I'm Choosing Ubuntu Core, Let Me Explain
What benefits do I get with 4-5 different distributions, being one human managing and orchestrating it all? Turns out, no benefit. Just pain.
Ever since the whole re-licensing from Hashicorp, I been looking at what to self-host. I started with rethinking what's the OS I'm using. And why.
So after thinking about the choices, I finally settled on a victor; Ubuntu Core.
Full Disclaimer, the choice is solely my own. It does not mean all of the many many many options out there are not viable. Far from it. I wrote a post debating the options for 'just' three and couldn't decide then. This OS simply seems to be working for me.
Canonical's Ubuntu Core became preferred for a primary reason. I don't want to care of the host OS. Long are the days I have time to customize everything. Creating custom kernels to get higher clock speeds. Now? I barely get to modify my editor.
From past usage, Ubuntu Core stayed out of my way. Basically, it was there for running LXD system containers of Hashicorp's Nomad, Consul, and Vault. All LXD containers. Easily built using Hashicorp's Packer.
My use case spent little on Ubuntu Core itself. And that's precisely the point. I noticed I almost never thought of the OS I was running. I did think of it every once in while. But anything configuration related was of how I could strip LXD completely. Building snaps instead for all the Hashicorp tools.
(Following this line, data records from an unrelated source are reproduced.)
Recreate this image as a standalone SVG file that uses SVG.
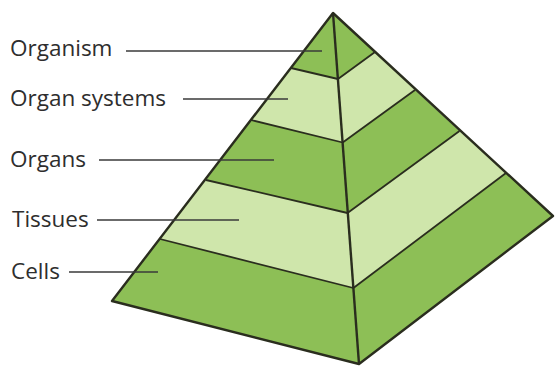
<svg xmlns="http://www.w3.org/2000/svg" width="555" height="366" viewBox="0 0 555 366">
  <style>
    .dark { fill: #8dbf56; }
    .light { fill: #cfe6ab; }
    .edge { fill: none; stroke: #2a2d1e; stroke-width: 2.4; stroke-linejoin: round; }
    .band { fill: none; stroke: #2a2d1e; stroke-width: 1.8; stroke-linejoin: round; }
    .lead { stroke: #3a3a3a; stroke-width: 1.5; }
    .lbl { font-family: "Open Sans", "Liberation Sans", sans-serif; font-size: 22.5px; fill: #2e2e2e; }
  </style>
  <rect width="555" height="366" fill="#ffffff"/>

  <g id="pyramid">
    <g id="level-organism">
      <polygon class="dark" points="333,13 291,68 338,79"/>
      <polygon class="dark" points="333,13 338,79 375,52"/>
    </g>
    <g id="level-organ-systems">
      <polygon class="light" points="291,68 338,79 342.7,142.5 251,120"/>
      <polygon class="light" points="338,79 375,52 415,90 342.7,142.5"/>
    </g>
    <g id="level-organs">
      <polygon class="dark" points="251,120 342.7,142.5 347.5,213 206,180"/>
      <polygon class="dark" points="342.7,142.5 415,90 459.5,131 347.5,213"/>
    </g>
    <g id="level-tissues">
      <polygon class="light" points="206,180 347.5,213 353.4,288 160,239"/>
      <polygon class="light" points="347.5,213 459.5,131 506,173 353.4,288"/>
    </g>
    <g id="level-cells">
      <polygon class="dark" points="160,239 353.4,288 359,364 112,301"/>
      <polygon class="dark" points="353.4,288 506,173 553,216 359,364"/>
    </g>
    <polyline class="band" points="291,68 338,79 375,52"/>
    <polyline class="band" points="251,120 342.7,142.5 415,90"/>
    <polyline class="band" points="206,180 347.5,213 459.5,131"/>
    <polyline class="band" points="160,239 353.4,288 506,173"/>
    <polygon class="edge" points="333,13 112,301 359,364 553,216"/>
    <line class="edge" x1="333" y1="13" x2="359" y2="364"/>
  </g>

  <g id="connectors">
    <line class="lead" x1="126" y1="51" x2="322" y2="51"/>
    <line class="lead" x1="183" y1="99" x2="288" y2="99"/>
    <line class="lead" x1="99" y1="160" x2="274" y2="160"/>
    <line class="lead" x1="97" y1="220" x2="239" y2="220"/>
    <line class="lead" x1="69" y1="272" x2="158" y2="272"/>
  </g>

  <g id="label-organism"><text class="lbl" x="10" y="56">Organism</text></g>
  <g id="label-organ-systems"><text class="lbl" x="10" y="106">Organ systems</text></g>
  <g id="label-organs"><text class="lbl" x="10" y="167">Organs</text></g>
  <g id="label-tissues"><text class="lbl" x="12" y="227">Tissues</text></g>
  <g id="label-cells"><text class="lbl" x="11" y="279">Cells</text></g>
</svg>
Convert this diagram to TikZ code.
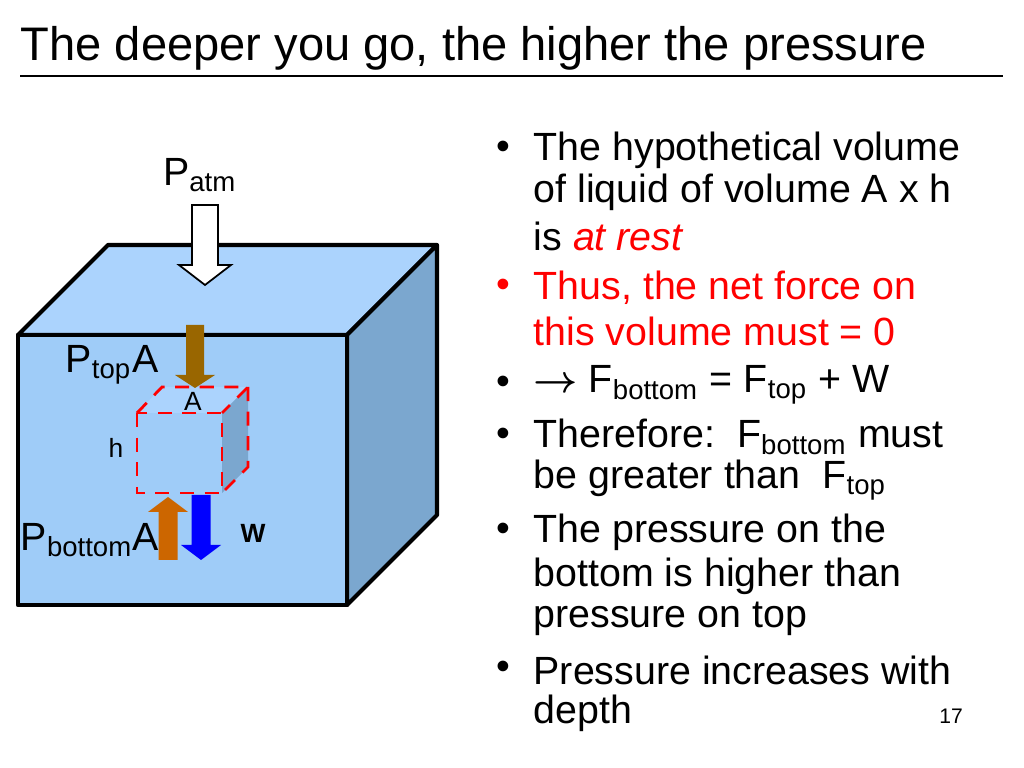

Yet the setup with LXD worked too darn good, to fix what wasn't broken.
I spent most of my time focusing not on the host OS. Not on the LXD cluster. Nope, not even “that much” on Hashicorp services and tools.
My time was on applications. I was not worried about what Ubuntu Core did. Including updates. Everything actually worked automatically. Fully hands off when it came to the host OS. It was quite brilliant.
That same was not so for regular distributions. And surprisingly, not true with other immutable OS offerings. I spent a lot of time worrying about the host OS then. How to configure my startup settings to get things absurdly working. What to do about updates. Then, how to handle changes of updates when things broke. More time was spent provisioning and managing the host OS than on what was running the applications. Let alone the applications themselves.
I'll try Ubuntu Core for a few. If it ends up working out like I think it will, then great. If not, I can always wave back at the others.